Although the whole phrase has it's own meaning, it would help to also provide analysis for each part of the phrase, i.e. gloss individual parts in addition to the whole phrase, in order to make it more memorable. I imagine a person learning English would find it easier to remember "goodbye" if they knew the individual meanings of "good" and "bye."
Yes it's "going, to return". Probably its best 1-1 translation in English is "See you later", but it's more polite than that in Japanese (even though it's considered familiar, familiar Japanese is generally a lot more polite than familiar English). The real meaning is more figurative, same as the English. "See you later" is a meaningless statement of fact, but its real meaning is more like "I'm leaving, but just so you know, I like you". Japanese of course has its counterpart, "Itterashai" which is sort of an affirmation (nice). If you say it and you don't get "itterashai" back, you can infer that the other person's feelings don't match :-/
This is a set phrase used by a person who is leaving the house.

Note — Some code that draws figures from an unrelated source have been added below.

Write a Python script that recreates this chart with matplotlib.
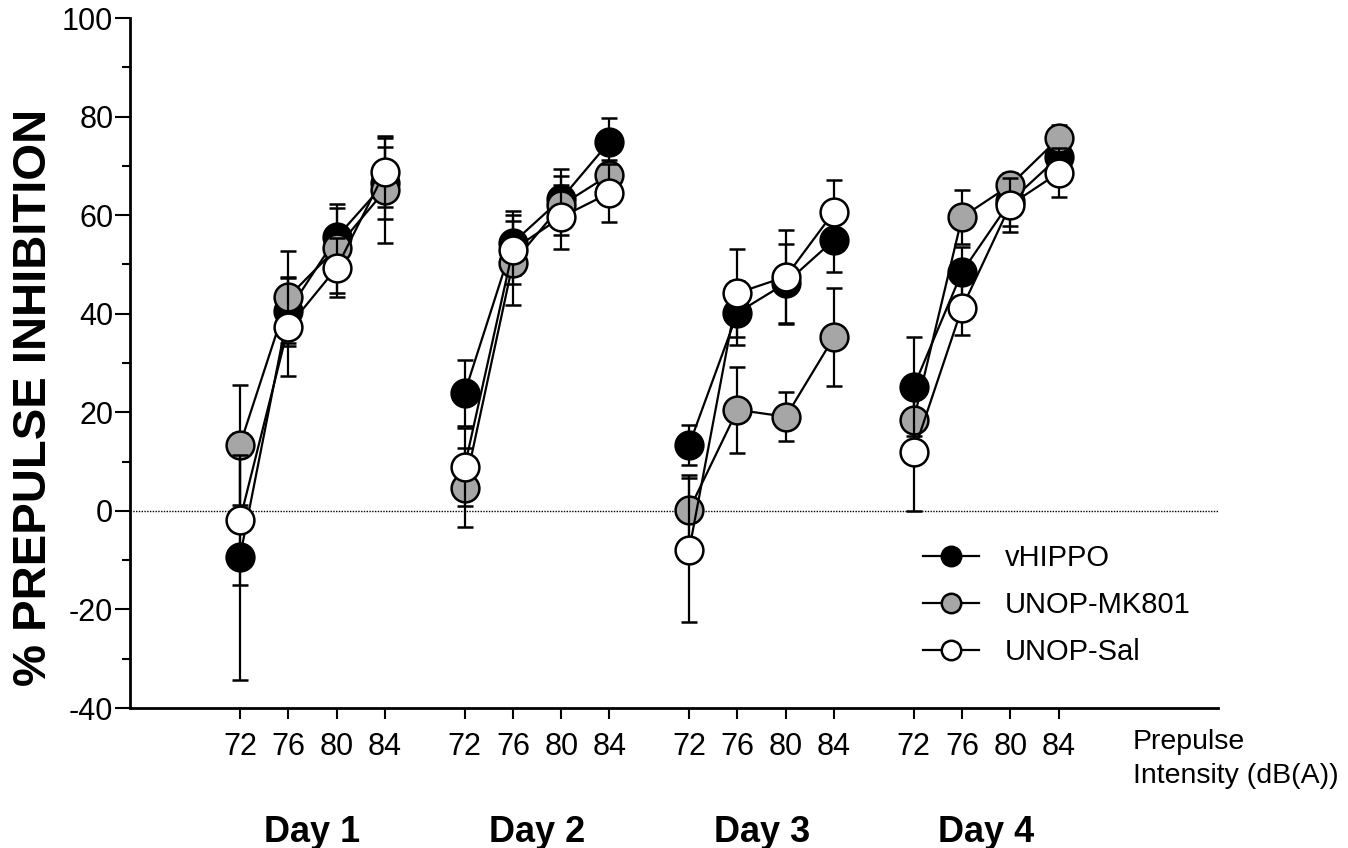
import numpy as np
import matplotlib
matplotlib.use('Agg')
import matplotlib.pyplot as plt
from matplotlib.ticker import MultipleLocator
from matplotlib.lines import Line2D
import matplotlib.transforms as mtransforms

plt.rcParams['font.family'] = ['Liberation Sans', 'DejaVu Sans']
plt.rcParams['axes.unicode_minus'] = False

# данные: интенсивность препульса и дни
intensities = [72, 76, 80, 84]
days = ['Day 1', 'Day 2', 'Day 3', 'Day 4']

# средние значения по дням (Day 1..Day 4), 4 точки на день
vhippo = [[-9.3, 40.5, 55.5, 66.5],
          [23.9, 54.4, 63.3, 74.9],
          [13.4, 40.2, 46.2, 55.0],
          [25.2, 48.5, 62.8, 71.8]]
vhippo_sem = [[25.0, 7.0, 6.0, 7.3],
              [6.7, 6.5, 6.0, 4.8],
              [4.0, 6.5, 8.0, 6.5],
              [10.0, 5.0, 5.0, 5.0]]

mk801 = [[13.4, 43.4, 53.3, 65.0],
         [4.7, 50.3, 62.0, 68.2],
         [0.2, 20.5, 19.1, 35.3],
         [18.5, 59.6, 66.1, 75.6]]
mk801_sem = [[12.2, 9.3, 9.0, 10.6],
             [8.0, 8.5, 6.0, 3.0],
             [7.0, 8.7, 5.0, 10.0],
             [6.0, 5.5, 2.5, 2.7]]

sal = [[-1.8, 37.3, 49.3, 68.8],
       [8.9, 53.0, 59.6, 64.5],
       [-7.9, 44.2, 47.5, 60.7],
       [12.0, 41.2, 62.1, 68.6]]
sal_sem = [[13.2, 10.0, 6.0, 7.2],
           [8.0, 7.0, 6.5, 5.9],
           [14.6, 9.0, 9.5, 6.5],
           [12.0, 5.5, 5.5, 5.0]]

groups = [('vHIPPO', vhippo, vhippo_sem, 'black'),
          ('UNOP-MK801', mk801, mk801_sem, '#a6a6a6'),
          ('UNOP-Sal', sal, sal_sem, 'white')]

day_step = 4.65  # расстояние между днями (в шагах по оси x)

fig = plt.figure(figsize=(13.48, 8.48), dpi=100)
x0, x1 = 130, 1218
ax = fig.add_axes([x0 / 1348, 1 - 708 / 848, (x1 - x0) / 1348, (708 - 18) / 848])

handles = []
for k, (name, means, sems, color) in enumerate(groups):
    for d in range(len(days)):
        x = d * day_step + np.arange(len(intensities))
        ax.errorbar(x, means[d], yerr=sems[d], fmt='o-', color='black',
                    mfc=color, mec='black', mew=1.8, ms=20, lw=1.6,
                    elinewidth=1.6, capsize=5.5, capthick=1.6, zorder=3 + k)
    handles.append(Line2D([], [], color='black', lw=1.6, marker='o', ms=14,
                          mfc=color, mec='black', mew=1.8, label=name))

ax.axhline(0, color='black', lw=1, ls=(0, (1, 1)), zorder=1)

ax.set_ylim(-40, 100)
ax.set_xlim((x0 - 240) / 48.3, (x1 - 240) / 48.3)
ax.yaxis.set_major_locator(MultipleLocator(20))
ax.yaxis.set_minor_locator(MultipleLocator(10))
ax.tick_params(axis='y', which='major', length=11, width=1.5, labelsize=22, pad=1)
ax.tick_params(axis='y', which='minor', length=6, width=1.5)

xt = [d * day_step + i for d in range(len(days)) for i in range(len(intensities))]
ax.set_xticks(xt)
ax.set_xticklabels([str(v) for d in days for v in intensities])
ax.tick_params(axis='x', length=8, width=1.5, labelsize=22, pad=9)

ax.spines['top'].set_visible(False)
ax.spines['right'].set_visible(False)
ax.spines['left'].set_linewidth(2)
ax.spines['bottom'].set_linewidth(2)

ax.set_ylabel('% PREPULSE INHIBITION', fontsize=34, fontweight='bold')
ax.yaxis.set_label_coords((56 - x0) / (x1 - x0), 0.45)

trans = mtransforms.blended_transform_factory(ax.transData, ax.transAxes)
for d, day in enumerate(days):
    ax.text(d * day_step + 1.5, -0.18, day, transform=trans, ha='center', va='center',
            fontsize=26, fontweight='bold')

ax.text((1133 - 240) / 48.3, -0.03, 'Prepulse\nIntensity (dB(A))', transform=trans,
        ha='left', va='top', fontsize=20.5, linespacing=1.4)

ax.legend(handles=handles, loc='upper left', bbox_to_anchor=((897 - x0) / (x1 - x0), 0.275),
          frameon=False, fontsize=21, handlelength=1.9, labelspacing=0.65, handletextpad=0.9)

plt.savefig('out.png', dpi=100)
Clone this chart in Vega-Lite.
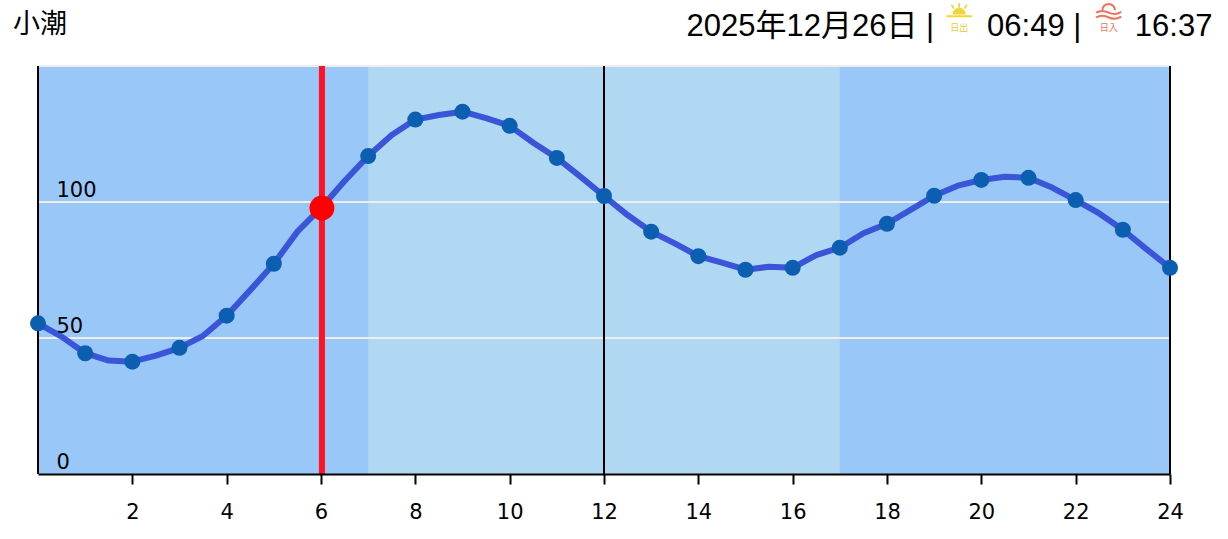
{"$schema":"https://vega.github.io/schema/vega-lite/v6.json","width":1132,"height":408,"autosize":{"type":"none"},"padding":{"left":38,"top":66,"right":58,"bottom":65},"background":"white","view":{"stroke":null},"datasets":{"tide":[{"h":0,"level":55.4,"hourly":true},{"h":0.5,"level":50.5,"hourly":false},{"h":1,"level":44.4,"hourly":true},{"h":1.5,"level":41.7,"hourly":false},{"h":2,"level":41.3,"hourly":true},{"h":2.5,"level":43.5,"hourly":false},{"h":3,"level":46.4,"hourly":true},{"h":3.5,"level":50.8,"hourly":false},{"h":4,"level":58.2,"hourly":true},{"h":4.5,"level":67.6,"hourly":false},{"h":5,"level":77.3,"hourly":true},{"h":5.5,"level":89.1,"hourly":false},{"h":6,"level":97.8,"hourly":true},{"h":6.5,"level":107.7,"hourly":false},{"h":7,"level":116.9,"hourly":true},{"h":7.5,"level":124.6,"hourly":false},{"h":8,"level":130.3,"hourly":true},{"h":8.5,"level":132,"hourly":false},{"h":9,"level":133.2,"hourly":true},{"h":9.5,"level":130.8,"hourly":false},{"h":10,"level":128,"hourly":true},{"h":10.5,"level":121.8,"hourly":false},{"h":11,"level":116.2,"hourly":true},{"h":11.5,"level":109.3,"hourly":false},{"h":12,"level":102.2,"hourly":true},{"h":12.5,"level":95.2,"hourly":false},{"h":13,"level":89.1,"hourly":true},{"h":13.5,"level":84.8,"hourly":false},{"h":14,"level":80.1,"hourly":true},{"h":14.5,"level":77.7,"hourly":false},{"h":15,"level":75.1,"hourly":true},{"h":15.5,"level":76.2,"hourly":false},{"h":16,"level":75.8,"hourly":true},{"h":16.5,"level":80.5,"hourly":false},{"h":17,"level":83.2,"hourly":true},{"h":17.5,"level":88.5,"hourly":false},{"h":18,"level":92,"hourly":true},{"h":18.5,"level":97.1,"hourly":false},{"h":19,"level":102.3,"hourly":true},{"h":19.5,"level":106,"hourly":false},{"h":20,"level":108.1,"hourly":true},{"h":20.5,"level":109.3,"hourly":false},{"h":21,"level":108.9,"hourly":true},{"h":21.5,"level":105.3,"hourly":false},{"h":22,"level":100.7,"hourly":true},{"h":22.5,"level":95.8,"hourly":false},{"h":23,"level":89.8,"hourly":true},{"h":23.5,"level":82.7,"hourly":false},{"h":24,"level":75.8,"hourly":true}],"bands":[{"start":0,"end":24,"phase":"night"},{"start":7,"end":17,"phase":"day"}],"grid":[{"level":50},{"level":100},{"level":150}],"verticals":[{"h":0},{"h":12},{"h":24}],"now":[{"h":6.02,"level":97.8}]},"layer":[{"data":{"name":"bands"},"mark":{"type":"rect"},"encoding":{"x":{"field":"start","type":"quantitative","scale":{"domain":[0,24],"nice":false,"zero":false},"axis":{"values":[2,4,6,8,10,12,14,16,18,20,22,24],"title":null,"grid":false,"zindex":1,"domainColor":"#000000","domainWidth":2,"tickColor":"#000000","tickWidth":2,"tickSize":10,"labelFontSize":21,"labelFont":"DejaVu Sans","labelColor":"#000000","labelPadding":17,"labelFlush":false,"labelOverlap":false}},"x2":{"field":"end"},"y":{"datum":0,"type":"quantitative","scale":{"domain":[0,150],"nice":false},"axis":{"values":[0,50,100],"title":null,"grid":false,"zindex":1,"domain":false,"ticks":false,"tickSize":0,"labelAlign":"left","labelPadding":-18,"labelOffset":-12,"labelBaseline":"middle","labelFontSize":21,"labelFont":"DejaVu Sans","labelColor":"#000000"}},"y2":{"datum":150},"color":{"field":"phase","type":"nominal","scale":{"domain":["night","day"],"range":["#99c8f8","#b0d8f2"]},"legend":null}}},{"data":{"name":"grid"},"mark":{"type":"rule","color":"#eeeeee","strokeWidth":2},"encoding":{"y":{"field":"level","type":"quantitative"}}},{"data":{"name":"verticals"},"mark":{"type":"rule","color":"#000000","strokeWidth":2},"encoding":{"x":{"field":"h","type":"quantitative"}}},{"data":{"name":"tide"},"mark":{"type":"line","color":"#3a55d8","strokeWidth":6,"interpolate":"linear","strokeJoin":"round"},"encoding":{"x":{"field":"h","type":"quantitative"},"y":{"field":"level","type":"quantitative"}}},{"data":{"name":"tide"},"transform":[{"filter":"datum.hourly"}],"mark":{"type":"point","filled":true,"opacity":1,"color":"#0b5eb0","size":256},"encoding":{"x":{"field":"h","type":"quantitative"},"y":{"field":"level","type":"quantitative"}}},{"data":{"name":"now"},"mark":{"type":"rule","color":"#ff1128","strokeWidth":6},"encoding":{"x":{"field":"h","type":"quantitative"}}},{"data":{"name":"now"},"mark":{"type":"point","filled":true,"opacity":1,"color":"#ff0000","size":620},"encoding":{"x":{"field":"h","type":"quantitative"},"y":{"field":"level","type":"quantitative"}}},{"data":{"values":[{"label":"小潮"}]},"mark":{"type":"text","align":"left","baseline":"middle","fontSize":27,"font":"Noto Sans CJK JP","color":"#000000"},"encoding":{"x":{"datum":-0.53},"y":{"datum":165.1},"text":{"field":"label"}}},{"data":{"values":[{"label":"2025年12月26日 |"}]},"mark":{"type":"text","align":"right","baseline":"middle","fontSize":31,"font":"Liberation Sans, Noto Sans CJK JP","color":"#000000"},"encoding":{"x":{"datum":19.0},"y":{"datum":164.4},"text":{"field":"label"}}},{"data":{"values":[{"label":"06:49 |"}]},"mark":{"type":"text","align":"right","baseline":"middle","fontSize":31,"font":"Liberation Sans","color":"#000000"},"encoding":{"x":{"datum":22.12},"y":{"datum":164.4},"text":{"field":"label"}}},{"data":{"values":[{"label":"16:37"}]},"mark":{"type":"text","align":"right","baseline":"middle","fontSize":31,"font":"Liberation Sans","color":"#000000"},"encoding":{"x":{"datum":24.9},"y":{"datum":164.4},"text":{"field":"label"}}},{"data":{"values":[{"label":"日出"}]},"mark":{"type":"text","align":"center","baseline":"middle","fontSize":9,"font":"Noto Sans CJK JP","color":"#e8cc3c"},"encoding":{"x":{"datum":19.53},"y":{"datum":164},"text":{"field":"label"}}},{"data":{"values":[{"label":"日入"}]},"mark":{"type":"text","align":"center","baseline":"middle","fontSize":9,"font":"Noto Sans CJK JP","color":"#f0705a"},"encoding":{"x":{"datum":22.7},"y":{"datum":164},"text":{"field":"label"}}},{"data":{"values":[{"icon":"sunrise"}]},"mark":{"type":"point","filled":true,"opacity":1,"color":"#efd53a","strokeWidth":0,"size":784,"shape":"M-.9 .36 L.9 .36 L.9 .5 L-.9 .5 Z M-.47 .3 A.47 .47 0 0 1 .47 .3 Z M-.07 -.5 L.07 -.5 L.07 -.2 L-.07 -.2 Z M-.6 -.35 L-.5 -.42 L-.32 -.14 L-.42 -.08 Z M.6 -.35 L.5 -.42 L.32 -.14 L.42 -.08 Z"},"encoding":{"x":{"datum":19.53},"y":{"datum":170.5}}},{"data":{"values":[{"icon":"sunset"}]},"mark":{"type":"point","filled":false,"opacity":1,"color":"#f0705a","strokeWidth":2,"size":784,"shape":"M-.45 -.1 A.45 .45 0 0 1 .45 -.1 M-.9 .08 Q-.45 -.18 0 .08 Q.45 .3 .9 .02 M-.9 .42 Q-.45 .16 0 .42 Q.45 .62 .9 .36"},"encoding":{"x":{"datum":22.7},"y":{"datum":170}}}]}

With kanji, it looks like this: 行って来ます. The first part is the verb 行く("to go") in its て-form. The second part is the verb 来る ("to come") in its polite form. The literal translation would be something like "I will go and come back!". As a set phrase, it has a similar meaning to "I'll be back soon." or simply "I'm off."
What is the difference between the English phrases "I'm off" and "I'm off then"? Second time today that I have lost a heart for getting the English phrasing wrong but with the same meaning. The first was that I didn't know that you are not allowed to add "elementary school" after a grade.